Thursday, January 26, 2012
Thursday, January 26, 2012
It’s “business as usual” at Atlantis Paradise Island, with the hotel expecting a 12 per cent increase in business year on year, according to George Markantonis, president and managing director of Kerzner International Bahamas.
Atlantis on Paradise Island is the flagship resort of Kerzner International, a leading international developer and operator of destination resorts, casinos and luxury hotels.
In November, news broke that Kerzner International would transfer its ownership of the Atlantis Resort and Paradise Island properties to Brookfield Asset Management as a part of a broad $2.5-billion debt restructuring.
If the $175-million debt for equity swap had gone through, Kerzner would go from owner operator to a resort management company in The Bahamas. However, bigger lenders filed a lawsuit blocking the deal.
Although Atlantis fate remains up in the air, Markantonis says that hasn’t prevented the resort from moving ahead with a major capital investment programme.
“We are up to about $60 million to $65 million a year, which means that’s what we are re-investing into our properties,” he said. “We are keeping what we have fresh, and secondly we are adding new and exciting features, primarily activities, entertainment and new accommodations.”
Markantonis comments came during a press conference held on day two of the Caribbean Hotel and Tourism’s Association’s Caribbean Marketplace conference at Atlantis held January 22-24.
In keeping with its regular maintenance cycle, the hotel is expected to renovate about 600-700 rooms in 2012. The resort is also eyeing the possibility of introducing new casino games.
The unique, ocean-themed destination boasts a variety of accommodations, all built around a 141-acre waterscape, comprised of over 20 million gallons of fresh water and saltwater lagoons, pools and habitat, including the largest open-air marine habitat in the world with over 50,000 marine animals.

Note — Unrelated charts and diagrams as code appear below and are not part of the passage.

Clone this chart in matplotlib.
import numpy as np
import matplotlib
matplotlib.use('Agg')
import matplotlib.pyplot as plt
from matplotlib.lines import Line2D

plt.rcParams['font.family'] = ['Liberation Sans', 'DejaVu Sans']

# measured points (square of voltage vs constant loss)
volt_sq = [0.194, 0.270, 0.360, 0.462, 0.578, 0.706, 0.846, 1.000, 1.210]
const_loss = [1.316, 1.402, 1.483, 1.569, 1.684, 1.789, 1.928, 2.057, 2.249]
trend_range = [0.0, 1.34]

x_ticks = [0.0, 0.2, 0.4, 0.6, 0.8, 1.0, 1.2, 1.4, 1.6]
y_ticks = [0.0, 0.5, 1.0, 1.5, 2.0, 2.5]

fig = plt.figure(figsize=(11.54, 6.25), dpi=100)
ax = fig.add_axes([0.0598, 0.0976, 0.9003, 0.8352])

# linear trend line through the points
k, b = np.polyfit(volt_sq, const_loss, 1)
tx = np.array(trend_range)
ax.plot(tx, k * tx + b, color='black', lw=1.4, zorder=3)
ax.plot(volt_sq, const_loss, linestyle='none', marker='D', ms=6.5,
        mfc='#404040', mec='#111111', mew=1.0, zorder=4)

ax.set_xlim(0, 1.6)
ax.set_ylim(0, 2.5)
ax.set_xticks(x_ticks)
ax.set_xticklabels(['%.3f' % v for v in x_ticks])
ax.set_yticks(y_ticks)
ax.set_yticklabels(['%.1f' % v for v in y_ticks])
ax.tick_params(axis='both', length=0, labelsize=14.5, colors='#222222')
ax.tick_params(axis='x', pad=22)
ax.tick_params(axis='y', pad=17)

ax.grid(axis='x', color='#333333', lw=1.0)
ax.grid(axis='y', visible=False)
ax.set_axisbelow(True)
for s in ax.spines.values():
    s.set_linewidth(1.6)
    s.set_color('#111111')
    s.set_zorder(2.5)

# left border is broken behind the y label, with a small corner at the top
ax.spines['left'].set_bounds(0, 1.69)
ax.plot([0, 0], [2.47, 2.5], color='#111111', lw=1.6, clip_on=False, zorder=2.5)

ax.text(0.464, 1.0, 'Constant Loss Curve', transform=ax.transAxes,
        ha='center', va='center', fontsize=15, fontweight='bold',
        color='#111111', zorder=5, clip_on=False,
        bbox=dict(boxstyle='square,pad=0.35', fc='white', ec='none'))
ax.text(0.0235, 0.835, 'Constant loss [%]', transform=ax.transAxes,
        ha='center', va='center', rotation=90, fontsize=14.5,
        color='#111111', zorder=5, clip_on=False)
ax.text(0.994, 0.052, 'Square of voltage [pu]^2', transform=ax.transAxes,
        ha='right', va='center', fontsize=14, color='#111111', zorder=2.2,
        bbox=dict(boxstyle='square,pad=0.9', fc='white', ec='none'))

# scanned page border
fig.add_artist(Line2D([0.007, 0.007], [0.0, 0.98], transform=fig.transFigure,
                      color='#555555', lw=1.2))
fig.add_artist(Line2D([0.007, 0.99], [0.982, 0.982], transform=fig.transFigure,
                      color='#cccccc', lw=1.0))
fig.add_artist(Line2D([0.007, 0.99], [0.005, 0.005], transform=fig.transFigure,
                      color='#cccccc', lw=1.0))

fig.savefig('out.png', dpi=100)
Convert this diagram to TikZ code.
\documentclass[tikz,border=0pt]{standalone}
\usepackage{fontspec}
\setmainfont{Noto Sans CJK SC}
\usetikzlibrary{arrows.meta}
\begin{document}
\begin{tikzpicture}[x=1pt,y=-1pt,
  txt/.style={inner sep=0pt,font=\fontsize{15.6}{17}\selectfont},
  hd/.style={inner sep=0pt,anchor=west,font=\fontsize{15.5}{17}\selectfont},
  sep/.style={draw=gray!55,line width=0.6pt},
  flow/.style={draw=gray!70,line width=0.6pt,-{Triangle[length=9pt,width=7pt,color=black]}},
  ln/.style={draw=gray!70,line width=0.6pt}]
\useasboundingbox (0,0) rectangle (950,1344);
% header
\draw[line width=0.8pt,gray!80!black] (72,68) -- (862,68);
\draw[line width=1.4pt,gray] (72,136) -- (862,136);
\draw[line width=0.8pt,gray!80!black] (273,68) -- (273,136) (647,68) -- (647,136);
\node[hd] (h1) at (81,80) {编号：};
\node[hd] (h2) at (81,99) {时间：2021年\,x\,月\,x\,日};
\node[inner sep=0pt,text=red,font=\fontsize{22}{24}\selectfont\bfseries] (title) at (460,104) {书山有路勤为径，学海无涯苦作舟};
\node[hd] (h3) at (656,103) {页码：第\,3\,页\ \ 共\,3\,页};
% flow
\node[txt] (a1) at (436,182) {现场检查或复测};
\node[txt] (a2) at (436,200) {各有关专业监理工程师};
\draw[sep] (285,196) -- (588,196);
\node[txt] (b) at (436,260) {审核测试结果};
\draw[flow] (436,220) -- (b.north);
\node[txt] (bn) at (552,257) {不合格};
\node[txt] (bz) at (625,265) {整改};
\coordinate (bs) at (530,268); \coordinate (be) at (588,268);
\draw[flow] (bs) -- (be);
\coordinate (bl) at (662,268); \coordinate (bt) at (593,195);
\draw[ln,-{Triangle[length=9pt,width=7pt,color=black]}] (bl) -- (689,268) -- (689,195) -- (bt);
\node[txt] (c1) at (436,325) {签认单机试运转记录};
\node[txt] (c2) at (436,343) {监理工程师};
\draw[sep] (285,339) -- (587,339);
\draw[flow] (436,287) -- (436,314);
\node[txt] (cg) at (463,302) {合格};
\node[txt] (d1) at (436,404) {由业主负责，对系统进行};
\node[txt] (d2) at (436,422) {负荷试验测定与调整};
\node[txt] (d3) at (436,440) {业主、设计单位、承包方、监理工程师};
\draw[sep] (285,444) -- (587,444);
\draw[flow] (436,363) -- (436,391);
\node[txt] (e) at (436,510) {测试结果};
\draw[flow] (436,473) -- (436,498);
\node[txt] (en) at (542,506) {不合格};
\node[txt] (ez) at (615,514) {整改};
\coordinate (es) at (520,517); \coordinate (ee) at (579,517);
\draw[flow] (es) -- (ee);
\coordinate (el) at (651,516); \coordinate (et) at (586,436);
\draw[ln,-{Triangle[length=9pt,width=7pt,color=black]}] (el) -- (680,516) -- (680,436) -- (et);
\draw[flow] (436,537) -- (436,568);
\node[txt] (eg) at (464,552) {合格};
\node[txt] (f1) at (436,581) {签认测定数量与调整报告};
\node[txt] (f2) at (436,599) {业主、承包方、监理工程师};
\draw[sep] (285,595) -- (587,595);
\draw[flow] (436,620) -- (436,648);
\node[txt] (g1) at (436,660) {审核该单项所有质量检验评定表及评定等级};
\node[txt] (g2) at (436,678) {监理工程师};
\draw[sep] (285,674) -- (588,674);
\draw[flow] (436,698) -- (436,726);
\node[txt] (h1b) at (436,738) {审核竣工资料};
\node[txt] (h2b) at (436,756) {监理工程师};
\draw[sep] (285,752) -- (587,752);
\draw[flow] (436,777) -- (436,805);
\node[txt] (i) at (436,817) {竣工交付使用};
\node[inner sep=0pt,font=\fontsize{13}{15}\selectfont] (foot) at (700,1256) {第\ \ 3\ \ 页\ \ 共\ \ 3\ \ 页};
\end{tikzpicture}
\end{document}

“For us, 2012 is going to be very expensive in development of the product,” said Markantonis, who noted that increased demand for water features from cruise ship passengers has the resort giving serious consideration to expanding.
“We want to make sure the slides never have a very long wait,” he said.
As good as 2011 looked, Markantonis said 2012 looks better.
“Our bookings here are ahead, certainly for the winter period. We are looking forward to a very strong winter,” he said. “Our group bookings, as is typical across North America, is also considerably ahead from last year.”
The hotel is expected to do about 12 per cent better than last year. Last year was 35 per cent better than 2010.
“That’s a good omen,” Markantonis said.